Чтоб кончить с воспоминаниями Веры Ивановны об институте, расскажу про бунт, поднятый глупыми девочками после кончины императрицы Марии Фёдоровны (1828). Ее в институте так обожали, что примириться с тем, что ее на земле нет и что "другая" заняла ее место дети никак не могли и на собранном самовольно совещании, ночью в дортуаре, единогласно решили "не любить и не признавать" ее преемницы.
И нелепое это решение не только взволновало все заведение, начиная от воспитанниц и кончая институтским начальством, но каким-то образом проникло во дворец (может быть, через "серую мышку") и привело в большое смущение новую Императрицу, Александру Фёдоровну.
Она сознавалась своим приближенным, что едет в институт в страхе за ожидающий ее там прием, а когда на крыльце ей встретился Жуковский (Василий Андреевич), она повторила ему это опасение: "Мне страшно туда ехать одной, без maman; говорят дети что-то такое злое против меня замыслили", - сказала она ему со своей очаровательной улыбкой, но с таким печальным выражением в глазах, что на поэта нашло вдохновение, и он обессмертил эту встречу в одном из своих прелестнейших стихотворений.
По случаю какого-то праздника, она сняла траур, который носила по свекрови и была вся в белом, а от душевного смятения лицо ее побледнело, и выражение его было так трогательно-прекрасно, что Жуковский вполне искренно ее успокаивал, уверяя, что стоит только ей показаться, чтоб завоевать все сердца.

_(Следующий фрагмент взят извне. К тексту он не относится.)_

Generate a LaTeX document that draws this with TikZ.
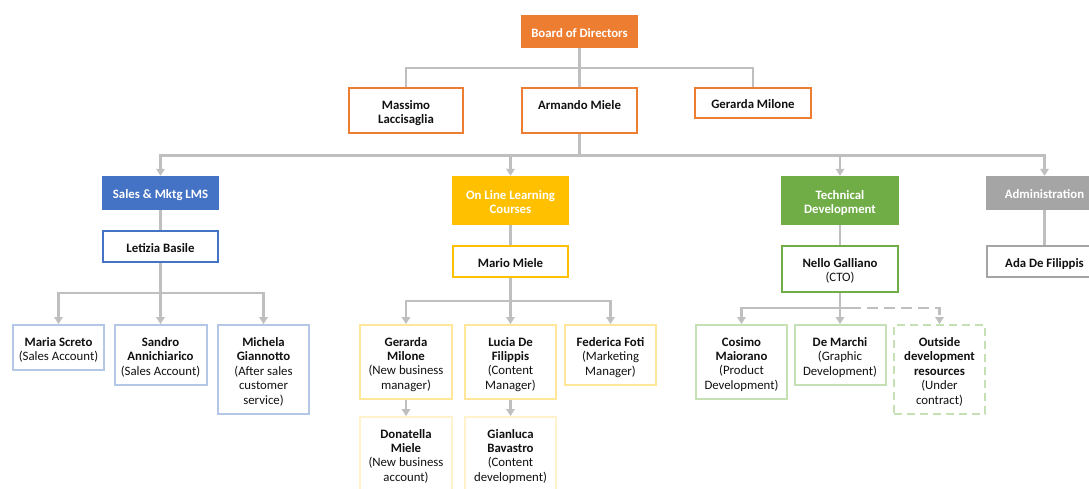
\documentclass[tikz,border=0pt]{standalone}
\usepackage{fontspec}
\setmainfont{Carlito}
\usetikzlibrary{arrows.meta}
\definecolor{cOrange}{HTML}{ED7D31}
\definecolor{cBlue}{HTML}{4472C4}
\definecolor{cYellow}{HTML}{FFC000}
\definecolor{cGreen}{HTML}{70AD47}
\definecolor{cGray}{HTML}{A5A5A5}
\definecolor{cLBlue}{HTML}{B4C7E7}
\definecolor{cLYellow}{HTML}{FFE699}
\definecolor{cLLYellow}{HTML}{FFF2CC}
\definecolor{cLGreen}{HTML}{C5E0B4}
\definecolor{cLine}{HTML}{BFBFBF}
\definecolor{cText}{HTML}{111111}
\tikzset{
  conn/.style={draw=cLine, line width=2.4pt},
  arr/.style={conn, -{Triangle[width=8.5pt,length=7pt]}},
  basebox/.style={rectangle, inner sep=0pt, align=center,
     font=\fontsize{12.8}{14.4}\selectfont\bfseries},
  fillbox/.style={basebox, fill=#1, draw=none, text=white},
  outbox/.style={basebox, draw=#1, line width=2pt, fill=white, text=cText},
  wh/.style args={#1x#2}{minimum width=#1pt, minimum height=#2pt}
}
\newcommand{\rl}[1]{{\mdseries #1}}
\newcommand{\sA}{\rule{0pt}{16pt}}
\newcommand{\sZ}{\rule[-4.5pt]{0pt}{4.5pt}}
\begin{document}
\begin{tikzpicture}[x=1pt,y=-1pt]
\clip (0,0) rectangle (1089,488);
\fill[white] (0,0) rectangle (1089,488);
% top level
\node[fillbox=cOrange, wh=117x33] (board) at (579.5,31.5) {\sA Board of Directors\sZ};
\node[outbox=cOrange, wh=114x45] (mas) at (406,110.5) {\sA Massimo\\Laccisaglia\sZ};
\node[outbox=cOrange, wh=115x45] (arm) at (579.5,110.5) {\sA Armando Miele\\\sZ};
\node[outbox=cOrange, wh=116x30] (gtop) at (753,103) {\sA Gerarda Milone\sZ};
% level 2
\node[fillbox=cBlue, wh=117x34] (sales) at (160.5,193) {\sA Sales \& Mktg LMS\sZ};
\node[fillbox=cYellow, wh=117x49] (onl) at (510.5,200.5) {\sA On Line Learning\\Courses\sZ};
\node[fillbox=cGreen, wh=118x49] (tech) at (840,200.5) {\sA Technical\\Development\sZ};
\node[fillbox=cGray, wh=117x34] (admin) at (1044.5,193) {\sA Administration\sZ};
% level 3
\node[outbox=cBlue, wh=115x31] (let) at (160.5,246.5) {\sA Letizia Basile\sZ};
\node[outbox=cYellow, wh=115x31] (mario) at (510.5,261.5) {\sA Mario Miele\sZ};
\node[outbox=cGreen, wh=116x46] (nello) at (840,269) {\sA Nello Galliano\\\rl{(CTO)}\sZ};
\node[outbox=cGray, wh=115x31] (ada) at (1044.5,261.5) {\sA Ada De Filippis\sZ};
% level 4 sales
\node[outbox=cLBlue, wh=91x45] (maria) at (58.5,347.5) {\sA Maria Screto\\\rl{(Sales Account)}\sZ};
\node[outbox=cLBlue, wh=92x60] (sandro) at (160.5,355) {\sA Sandro\\Annichiarico\\\rl{(Sales Account)}\sZ};
\node[outbox=cLBlue, wh=91x89] (mich) at (263.5,369.5) {\sA Michela\\Giannotto\\\rl{(After sales}\\\rl{customer}\\\rl{service)}\sZ};
% level 4 learning
\node[outbox=cLYellow, wh=92x74] (gmil) at (406,362) {\sA Gerarda\\Milone\\\rl{(New business}\\\rl{manager)}\sZ};
\node[outbox=cLYellow, wh=91x74] (lucia) at (510.5,362) {\sA Lucia De\\Filippis\\\rl{(Content}\\\rl{Manager)}\sZ};
\node[outbox=cLYellow, wh=91x60] (fede) at (610.5,355) {\sA Federica Foti\\\rl{(Marketing}\\\rl{Manager)}\sZ};
\node[outbox=cLLYellow, wh=92x74] (dona) at (406,454) {\sA Donatella\\Miele\\\rl{(New business}\\\rl{account)}\sZ};
\node[outbox=cLLYellow, wh=91x74] (gian) at (510.5,454) {\sA Gianluca\\Bavastro\\\rl{(Content}\\\rl{development)}\sZ};
% level 4 technical
\node[outbox=cLGreen, wh=91x74] (cos) at (741.5,362) {\sA Cosimo\\Maiorano\\\rl{(Product}\\\rl{Development)}\sZ};
\node[outbox=cLGreen, wh=91x60] (demar) at (840,355) {\sA De Marchi\\\rl{(Graphic}\\\rl{Development)}\sZ};
\node[outbox=cLGreen, wh=91x89, dash pattern=on 8pt off 5pt] (outs) at (939.5,369.5) {\sA Outside\\development\\resources\\\rl{(Under}\\\rl{contract)}\sZ};
% junctions
\coordinate (j1) at (579.5,68);
\coordinate (j2) at (579.5,155.5);
\coordinate (j3) at (160.5,293);
\coordinate (j4) at (510.5,301);
\coordinate (j5) at (840,308);
\coordinate (j5b) at (850,308);
% connectors top
\draw[conn] (board.south) -- (arm.north);
\draw[conn] (mas.north) |- (j1) -| (gtop.north);
% to level 2
\draw[conn] (arm.south) -- (j2);
\draw[arr] (j2) -| (sales.north);
\draw[arr] (j2) -| (onl.north);
\draw[arr] (j2) -| (tech.north);
\draw[arr] (j2) -| (admin.north);
% level 2 to 3
\draw[conn] (sales.south) -- (let.north);
\draw[conn] (onl.south) -- (mario.north);
\draw[conn] (tech.south) -- (nello.north);
\draw[conn] (admin.south) -- (ada.north);
% sales children
\draw[conn] (let.south) -- (j3);
\draw[arr] (j3) -| (maria.north);
\draw[arr] (j3) -- (sandro.north);
\draw[arr] (j3) -| (mich.north);
% learning children
\draw[conn] (mario.south) -- (j4);
\draw[arr] (j4) -| (gmil.north);
\draw[arr] (j4) -- (lucia.north);
\draw[arr] (j4) -| (fede.north);
\draw[arr] (gmil.south) -- (dona.north);
\draw[arr] (lucia.south) -- (gian.north);
% technical children
\draw[conn] (nello.south) -- (j5);
\draw[arr] (j5) -| (cos.north);
\draw[arr] (j5) -- (demar.north);
\draw[conn] (j5) -- (j5b);
\draw[arr, dash pattern=on 11pt off 6pt] (j5b) -| (outs.north);
\end{tikzpicture}
\end{document}
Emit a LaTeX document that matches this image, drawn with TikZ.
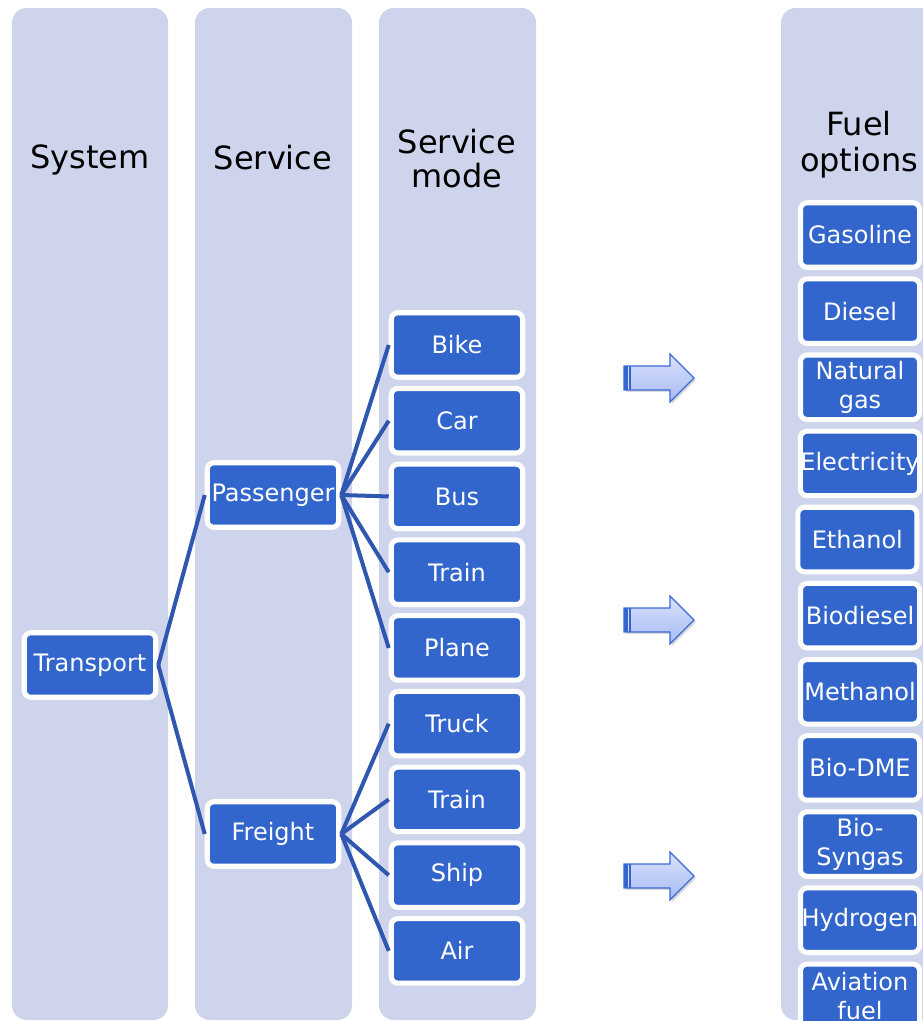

Так и вышло: при ее появлении все злые и глупые мысли рассеялись, и дети кинулись целовать ей руки и край ее платья, может быть еще с большим и искреннейшим восторгом, чем при встрече с их покойной покровительницей. У многих были слезы на глазах, и сама Императрица прослезилась, обнимая их. Нелепая затея была забыта, и проказницы должны были сознаться, что новую Императрицу нельзя не любить.